Un documentaire va à la rencontre des ouvriers qui ont quitté leur pays et cédé leur liberté pour travailler sur les chantiers de la Coupe du monde.
Le 20 novembre prochain, le coup d’envoi de la Coupe du monde de football 2022 sera lancé depuis le Qatar. Cette édition aura fait couler beaucoup d’encre avant même son commencement. Soupçons de fraude, de corruption, ouvriers soumis à des conditions de travail déplorables, esclavagisme moderne, stades climatisés et autres scandales écologiques, il ne se passe pas un jour sans qu’on ne pointe du doigt les problèmes liés à l’organisation de l’événement le plus important du monde du football professionnel.
Les plus hauts responsables avaient fanfaronné au moment de l’annonce de la victoire du Qatar. Cette Coupe du monde allait permettre de faire rayonner le pays. C’était une opportunité économique en or, pour tous. La réalité s’est malheureusement avérée bien plus sombre. Loin du faste des immenses stades climatisés, cette compétition s’est construite sur le dos des travailleurs émigrés. Ils sont 1,6 million à avoir fait le déplacement pensant pouvoir ramener de l’argent dans leur famille restée au pays. Ils venaient du Bangladesh, de l’Inde, du Népal, des Philippines et d’Afrique et avaient en commun leur pauvreté. On ne leur avait pas promis la richesse mais un travail décent, plus enviable que ce qu’ils pouvaient trouver chez eux. Hélas, les ouvriers ont vite déchanté.
Cachés et prisonniers
Logés dans des baraquements, éloignés des zones résidentielles dont ils pourraient gâcher la vue, on les a fait travailler souvent douze heures par jour, sept jours sur sept, même s’ils avaient légalement droit à un jour de congé. On leur a confisqué leur permis de séjour. Ils ne pouvaient pas changer d’emploi, ni démissionner ni même quitter le pays sans l’accord de leur entreprise. On leur a interdit, aussi, de se rendre au centre commercial parce qu’ils auraient pu dénoter, avec leurs vêtements couverts de poussière.

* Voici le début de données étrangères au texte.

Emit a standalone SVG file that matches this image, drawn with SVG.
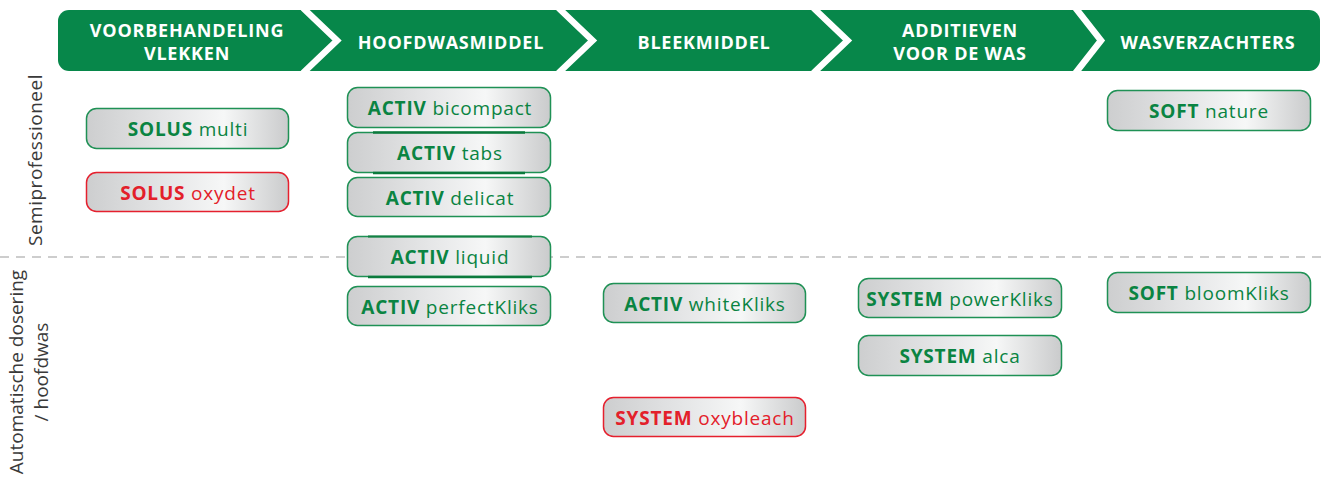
<svg xmlns="http://www.w3.org/2000/svg" width="1325" height="483" viewBox="0 0 1325 483">
<defs>
<linearGradient id="gr" x1="0" y1="0" x2="1" y2="0">
<stop offset="0" stop-color="#cdcecf"/>
<stop offset="0.4" stop-color="#e5e6e7"/>
<stop offset="0.68" stop-color="#f6f7f7"/>
<stop offset="1" stop-color="#cacbcc"/>
</linearGradient>
<style>
.hd{font-family:"Open Sans","Liberation Sans",sans-serif;font-weight:700;font-size:18px;fill:#fff;letter-spacing:0.8px;text-anchor:middle}
.chev{fill:none;stroke:#fff;stroke-width:6.5;stroke-linejoin:miter;stroke-miterlimit:10}
.box{fill:url(#gr);stroke-width:1.5}
.g .box{stroke:#1f9155}
.r .box{stroke:#e5202e}
.t{font-family:"Open Sans","Liberation Sans",sans-serif;font-size:19px;letter-spacing:0.8px;text-anchor:middle}
.g .t{fill:#0a8442}
.r .t{fill:#e3202a}
.b{font-weight:700}
.side{font-family:"Open Sans","Liberation Sans",sans-serif;font-size:19px;fill:#3a3a3a;text-anchor:middle}
.thick{stroke:#0b7a3c;stroke-width:2.5}
</style>
</defs>
<rect width="1325" height="483" fill="#fff"/>

<g id="banner">
<rect x="58" y="10" width="1262" height="61" rx="11" fill="#07874a"/>
<polyline class="chev" points="303,8 337,40.5 303,73"/>
<polyline class="chev" points="558.5,8 592.5,40.5 558.5,73"/>
<polyline class="chev" points="813.5,8 847.5,40.5 813.5,73"/>
<polyline class="chev" points="1075.5,8 1101,40.5 1075.5,73"/>
<text class="hd" x="187" y="37">VOORBEHANDELING</text>
<text class="hd" x="187" y="60">VLEKKEN</text>
<text class="hd" x="451" y="49">HOOFDWASMIDDEL</text>
<text class="hd" x="704" y="49">BLEEKMIDDEL</text>
<text class="hd" x="960" y="37">ADDITIEVEN</text>
<text class="hd" x="960" y="60">VOOR DE WAS</text>
<text class="hd" x="1208" y="49">WASVERZACHTERS</text>
</g>

<g id="connectors">
<line x1="0" y1="257" x2="1325" y2="257" stroke="#9c9c9c" stroke-width="1.2" stroke-dasharray="9,7"/>
</g>

<g id="labels">
<text class="side" transform="translate(42,160) rotate(-90)" letter-spacing="0.5">Semiprofessioneel</text>
<text class="side" transform="translate(23,372) rotate(-90)">Automatische dosering</text>
<text class="side" transform="translate(48,372) rotate(-90)">/ hoofdwas</text>
</g>

<g id="solus-multi" class="g"><rect class="box" x="86.5" y="108.5" width="202" height="40" rx="10"/><text class="t" x="188" y="136"><tspan class="b">SOLUS</tspan> multi</text></g>
<g id="solus-oxydet" class="r"><rect class="box" x="86.5" y="172.5" width="202" height="39" rx="10"/><text class="t" x="188" y="199.5"><tspan class="b">SOLUS</tspan> oxydet</text></g>

<g id="activ-bicompact" class="g"><rect class="box" x="347.5" y="87.5" width="203" height="40" rx="10"/><text class="t" x="450" y="115"><tspan class="b">ACTIV</tspan> bicompact</text></g>
<g id="activ-tabs" class="g"><rect class="box" x="347.5" y="132.5" width="203" height="40" rx="10"/><line class="thick" x1="373" y1="132.5" x2="525" y2="132.5"/><line class="thick" x1="373" y1="173" x2="525" y2="173"/><text class="t" x="450" y="160"><tspan class="b">ACTIV</tspan> tabs</text></g>
<g id="activ-delicat" class="g"><rect class="box" x="347.5" y="177.5" width="203" height="39" rx="10"/><text class="t" x="450" y="204.5"><tspan class="b">ACTIV</tspan> delicat</text></g>
<g id="activ-liquid" class="g"><rect class="box" x="347.5" y="236.5" width="203" height="40" rx="10"/><line class="thick" x1="368" y1="236.5" x2="532" y2="236.5" stroke-opacity="0.7"/><line class="thick" x1="368" y1="277" x2="532" y2="277"/><text class="t" x="450" y="264"><tspan class="b">ACTIV</tspan> liquid</text></g>
<g id="activ-perfectkliks" class="g"><rect class="box" x="347.5" y="286.5" width="203" height="39" rx="10"/><text class="t" x="450" y="313.5"><tspan class="b">ACTIV</tspan> perfectKliks</text></g>

<g id="activ-whitekliks" class="g"><rect class="box" x="603.5" y="283.5" width="202" height="39" rx="10"/><text class="t" x="705" y="310.5"><tspan class="b">ACTIV</tspan> whiteKliks</text></g>
<g id="system-oxybleach" class="r"><rect class="box" x="603.5" y="397.5" width="202" height="39" rx="10"/><text class="t" x="705" y="424.5"><tspan class="b">SYSTEM</tspan> oxybleach</text></g>

<g id="system-powerkliks" class="g"><rect class="box" x="858.5" y="278.5" width="203" height="39" rx="10"/><text class="t" x="960" y="305.5"><tspan class="b">SYSTEM</tspan> powerKliks</text></g>
<g id="system-alca" class="g"><rect class="box" x="858.5" y="335.5" width="203" height="40" rx="10"/><text class="t" x="960" y="363"><tspan class="b">SYSTEM</tspan> alca</text></g>

<g id="soft-nature" class="g"><rect class="box" x="1107.5" y="90.5" width="203" height="40" rx="10"/><text class="t" x="1209" y="118"><tspan class="b">SOFT</tspan> nature</text></g>
<g id="soft-bloomkliks" class="g"><rect class="box" x="1107.5" y="272.5" width="203" height="40" rx="10"/><text class="t" x="1209" y="300"><tspan class="b">SOFT</tspan> bloomKliks</text></g>
</svg>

Le documentaire La coupe des ouvriers d’Adam Sobel (disponible sur Auvio) donne la parole à ces ouvriers qui ont trimé pour construire les stades. Le réalisateur s’est rendu à l’intérieur d’un camp de travail coincé entre une autoroute et une étendue désertique, hors de vue. Dans ce camp aux allures de prison, 4.000 hommes sont logés. Parmi eux, une poignée de fans de football. Umesh, Padam, Samuel, Paul et Kenneth ont été attirés par un tournoi organisé pour les ouvriers, la coupe des travailleurs. Une compétition parrainée par le comité qui organise la Coupe du monde 2022 dans le but très clair de redorer son blason.
Ces hommes au salaire de misère racontent leur quotidien, leurs espoirs. Ils parlent de leur famille qui leur manque et de leur passion. Les matchs de football organisés le soir sont en effet ce qui les fait tenir dans cet enfer. Cruel paradoxe…
👉 suivre ce même débat dans l'émission Décryptages du 28 octobre 2022
Certains ont décidé de boycotter cette Coupe du monde. A voir ce documentaire, on peut légitimement se poser la question. Il nous rend quelque part honteux de cette suprématie des pays riches sur les nations les plus pauvres. Et nous fait réfléchir à nos comportements de nantis centrés sur leur propre plaisir, au détriment de la vie et de la liberté de ceux qui sont nés de l’autre côté de la barrière.